▸ Written exercise
Copy out the data below as written; omit any images.

▸ Supplied information
-- -- --
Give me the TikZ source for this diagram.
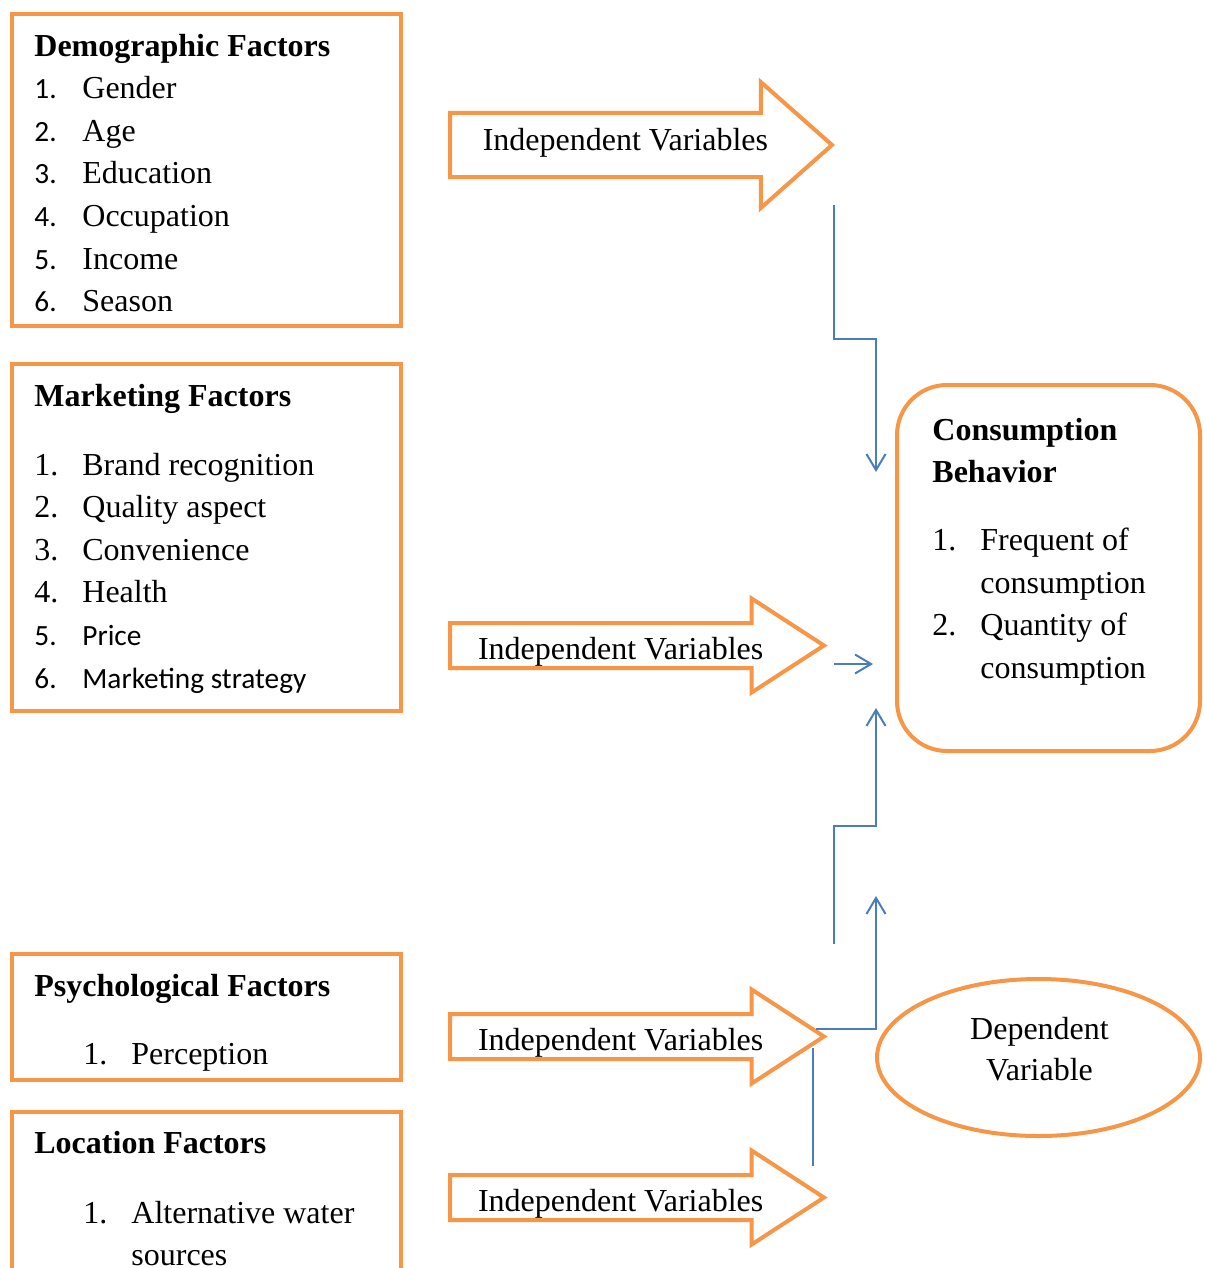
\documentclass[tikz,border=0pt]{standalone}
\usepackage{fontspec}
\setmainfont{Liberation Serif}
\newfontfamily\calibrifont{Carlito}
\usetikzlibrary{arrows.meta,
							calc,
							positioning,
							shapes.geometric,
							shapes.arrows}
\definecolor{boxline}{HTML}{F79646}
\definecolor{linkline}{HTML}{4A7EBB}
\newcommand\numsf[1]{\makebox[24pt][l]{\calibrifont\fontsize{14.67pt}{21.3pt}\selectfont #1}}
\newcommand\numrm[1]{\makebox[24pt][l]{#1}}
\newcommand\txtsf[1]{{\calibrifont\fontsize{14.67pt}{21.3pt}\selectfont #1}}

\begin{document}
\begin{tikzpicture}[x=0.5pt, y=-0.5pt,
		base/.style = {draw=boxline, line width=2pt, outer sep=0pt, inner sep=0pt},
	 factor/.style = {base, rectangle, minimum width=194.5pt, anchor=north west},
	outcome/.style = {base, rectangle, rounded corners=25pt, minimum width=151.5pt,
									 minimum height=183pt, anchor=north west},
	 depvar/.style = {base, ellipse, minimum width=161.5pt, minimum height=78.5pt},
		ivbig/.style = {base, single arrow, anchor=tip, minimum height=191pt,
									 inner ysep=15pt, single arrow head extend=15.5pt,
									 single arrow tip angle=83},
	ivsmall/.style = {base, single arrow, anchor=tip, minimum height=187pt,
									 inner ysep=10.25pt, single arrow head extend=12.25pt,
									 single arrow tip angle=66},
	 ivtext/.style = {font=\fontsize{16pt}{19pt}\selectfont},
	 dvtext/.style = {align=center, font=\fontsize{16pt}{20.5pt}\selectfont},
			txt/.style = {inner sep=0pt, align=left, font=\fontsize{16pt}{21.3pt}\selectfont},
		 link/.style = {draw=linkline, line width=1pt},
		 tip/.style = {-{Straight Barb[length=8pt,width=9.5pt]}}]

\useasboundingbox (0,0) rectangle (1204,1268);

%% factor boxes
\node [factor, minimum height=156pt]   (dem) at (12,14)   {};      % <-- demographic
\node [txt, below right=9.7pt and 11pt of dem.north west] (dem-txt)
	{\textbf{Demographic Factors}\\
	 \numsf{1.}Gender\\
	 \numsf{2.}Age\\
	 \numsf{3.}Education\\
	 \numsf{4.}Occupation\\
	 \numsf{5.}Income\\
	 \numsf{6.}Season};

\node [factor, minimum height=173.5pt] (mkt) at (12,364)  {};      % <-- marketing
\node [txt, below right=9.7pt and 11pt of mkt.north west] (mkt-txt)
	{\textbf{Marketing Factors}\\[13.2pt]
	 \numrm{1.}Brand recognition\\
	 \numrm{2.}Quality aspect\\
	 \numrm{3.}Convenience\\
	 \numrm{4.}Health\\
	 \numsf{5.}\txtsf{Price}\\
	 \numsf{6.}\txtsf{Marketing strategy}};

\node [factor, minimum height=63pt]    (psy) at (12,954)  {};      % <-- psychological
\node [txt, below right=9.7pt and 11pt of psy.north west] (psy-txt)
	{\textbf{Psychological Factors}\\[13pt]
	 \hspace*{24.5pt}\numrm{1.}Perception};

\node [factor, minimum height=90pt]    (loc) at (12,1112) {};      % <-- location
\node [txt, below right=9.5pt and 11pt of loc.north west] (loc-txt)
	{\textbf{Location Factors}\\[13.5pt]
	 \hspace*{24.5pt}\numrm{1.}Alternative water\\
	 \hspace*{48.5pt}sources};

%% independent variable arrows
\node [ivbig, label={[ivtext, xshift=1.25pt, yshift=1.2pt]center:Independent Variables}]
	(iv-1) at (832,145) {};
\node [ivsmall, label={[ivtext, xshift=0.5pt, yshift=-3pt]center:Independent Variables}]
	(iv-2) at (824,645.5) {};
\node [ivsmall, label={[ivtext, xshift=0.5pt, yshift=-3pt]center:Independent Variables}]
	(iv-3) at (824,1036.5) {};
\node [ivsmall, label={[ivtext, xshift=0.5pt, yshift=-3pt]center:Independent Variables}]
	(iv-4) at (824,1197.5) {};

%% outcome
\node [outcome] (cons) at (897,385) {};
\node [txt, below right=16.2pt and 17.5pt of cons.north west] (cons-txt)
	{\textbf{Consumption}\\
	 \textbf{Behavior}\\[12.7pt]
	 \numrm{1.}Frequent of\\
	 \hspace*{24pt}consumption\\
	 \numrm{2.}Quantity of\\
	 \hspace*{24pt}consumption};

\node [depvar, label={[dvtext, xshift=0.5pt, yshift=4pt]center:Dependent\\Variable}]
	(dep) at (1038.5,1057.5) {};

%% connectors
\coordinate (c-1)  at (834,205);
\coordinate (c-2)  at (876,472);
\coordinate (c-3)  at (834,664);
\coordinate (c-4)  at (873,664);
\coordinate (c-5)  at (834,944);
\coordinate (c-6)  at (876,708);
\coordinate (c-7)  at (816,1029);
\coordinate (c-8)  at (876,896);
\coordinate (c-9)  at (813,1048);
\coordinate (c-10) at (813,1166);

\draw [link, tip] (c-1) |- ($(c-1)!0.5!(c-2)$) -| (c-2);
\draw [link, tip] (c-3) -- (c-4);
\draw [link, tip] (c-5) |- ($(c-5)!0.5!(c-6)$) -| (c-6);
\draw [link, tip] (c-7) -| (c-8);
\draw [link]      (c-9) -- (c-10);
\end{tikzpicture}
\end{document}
-- -- --
▸ Task response
Give me the TikZ source for this diagram.
\documentclass[tikz,border=0pt]{standalone}
\usepackage{fontspec}
\setmainfont{Liberation Serif}
\newfontfamily\calibrifont{Carlito}
\usetikzlibrary{arrows.meta,
							calc,
							positioning,
							shapes.geometric,
							shapes.arrows}
\definecolor{boxline}{HTML}{F79646}
\definecolor{linkline}{HTML}{4A7EBB}
\newcommand\numsf[1]{\makebox[24pt][l]{\calibrifont\fontsize{14.67pt}{21.3pt}\selectfont #1}}
\newcommand\numrm[1]{\makebox[24pt][l]{#1}}
\newcommand\txtsf[1]{{\calibrifont\fontsize{14.67pt}{21.3pt}\selectfont #1}}

\begin{document}
\begin{tikzpicture}[x=0.5pt, y=-0.5pt,
		base/.style = {draw=boxline, line width=2pt, outer sep=0pt, inner sep=0pt},
	 factor/.style = {base, rectangle, minimum width=194.5pt, anchor=north west},
	outcome/.style = {base, rectangle, rounded corners=25pt, minimum width=151.5pt,
									 minimum height=183pt, anchor=north west},
	 depvar/.style = {base, ellipse, minimum width=161.5pt, minimum height=78.5pt},
		ivbig/.style = {base, single arrow, anchor=tip, minimum height=191pt,
									 inner ysep=15pt, single arrow head extend=15.5pt,
									 single arrow tip angle=83},
	ivsmall/.style = {base, single arrow, anchor=tip, minimum height=187pt,
									 inner ysep=10.25pt, single arrow head extend=12.25pt,
									 single arrow tip angle=66},
	 ivtext/.style = {font=\fontsize{16pt}{19pt}\selectfont},
	 dvtext/.style = {align=center, font=\fontsize{16pt}{20.5pt}\selectfont},
			txt/.style = {inner sep=0pt, align=left, font=\fontsize{16pt}{21.3pt}\selectfont},
		 link/.style = {draw=linkline, line width=1pt},
		 tip/.style = {-{Straight Barb[length=8pt,width=9.5pt]}}]

\useasboundingbox (0,0) rectangle (1204,1268);

%% factor boxes
\node [factor, minimum height=156pt]   (dem) at (12,14)   {};      % <-- demographic
\node [txt, below right=9.7pt and 11pt of dem.north west] (dem-txt)
	{\textbf{Demographic Factors}\\
	 \numsf{1.}Gender\\
	 \numsf{2.}Age\\
	 \numsf{3.}Education\\
	 \numsf{4.}Occupation\\
	 \numsf{5.}Income\\
	 \numsf{6.}Season};

\node [factor, minimum height=173.5pt] (mkt) at (12,364)  {};      % <-- marketing
\node [txt, below right=9.7pt and 11pt of mkt.north west] (mkt-txt)
	{\textbf{Marketing Factors}\\[13.2pt]
	 \numrm{1.}Brand recognition\\
	 \numrm{2.}Quality aspect\\
	 \numrm{3.}Convenience\\
	 \numrm{4.}Health\\
	 \numsf{5.}\txtsf{Price}\\
	 \numsf{6.}\txtsf{Marketing strategy}};

\node [factor, minimum height=63pt]    (psy) at (12,954)  {};      % <-- psychological
\node [txt, below right=9.7pt and 11pt of psy.north west] (psy-txt)
	{\textbf{Psychological Factors}\\[13pt]
	 \hspace*{24.5pt}\numrm{1.}Perception};

\node [factor, minimum height=90pt]    (loc) at (12,1112) {};      % <-- location
\node [txt, below right=9.5pt and 11pt of loc.north west] (loc-txt)
	{\textbf{Location Factors}\\[13.5pt]
	 \hspace*{24.5pt}\numrm{1.}Alternative water\\
	 \hspace*{48.5pt}sources};

%% independent variable arrows
\node [ivbig, label={[ivtext, xshift=1.25pt, yshift=1.2pt]center:Independent Variables}]
	(iv-1) at (832,145) {};
\node [ivsmall, label={[ivtext, xshift=0.5pt, yshift=-3pt]center:Independent Variables}]
	(iv-2) at (824,645.5) {};
\node [ivsmall, label={[ivtext, xshift=0.5pt, yshift=-3pt]center:Independent Variables}]
	(iv-3) at (824,1036.5) {};
\node [ivsmall, label={[ivtext, xshift=0.5pt, yshift=-3pt]center:Independent Variables}]
	(iv-4) at (824,1197.5) {};

%% outcome
\node [outcome] (cons) at (897,385) {};
\node [txt, below right=16.2pt and 17.5pt of cons.north west] (cons-txt)
	{\textbf{Consumption}\\
	 \textbf{Behavior}\\[12.7pt]
	 \numrm{1.}Frequent of\\
	 \hspace*{24pt}consumption\\
	 \numrm{2.}Quantity of\\
	 \hspace*{24pt}consumption};

\node [depvar, label={[dvtext, xshift=0.5pt, yshift=4pt]center:Dependent\\Variable}]
	(dep) at (1038.5,1057.5) {};

%% connectors
\coordinate (c-1)  at (834,205);
\coordinate (c-2)  at (876,472);
\coordinate (c-3)  at (834,664);
\coordinate (c-4)  at (873,664);
\coordinate (c-5)  at (834,944);
\coordinate (c-6)  at (876,708);
\coordinate (c-7)  at (816,1029);
\coordinate (c-8)  at (876,896);
\coordinate (c-9)  at (813,1048);
\coordinate (c-10) at (813,1166);

\draw [link, tip] (c-1) |- ($(c-1)!0.5!(c-2)$) -| (c-2);
\draw [link, tip] (c-3) -- (c-4);
\draw [link, tip] (c-5) |- ($(c-5)!0.5!(c-6)$) -| (c-6);
\draw [link, tip] (c-7) -| (c-8);
\draw [link]      (c-9) -- (c-10);
\end{tikzpicture}
\end{document}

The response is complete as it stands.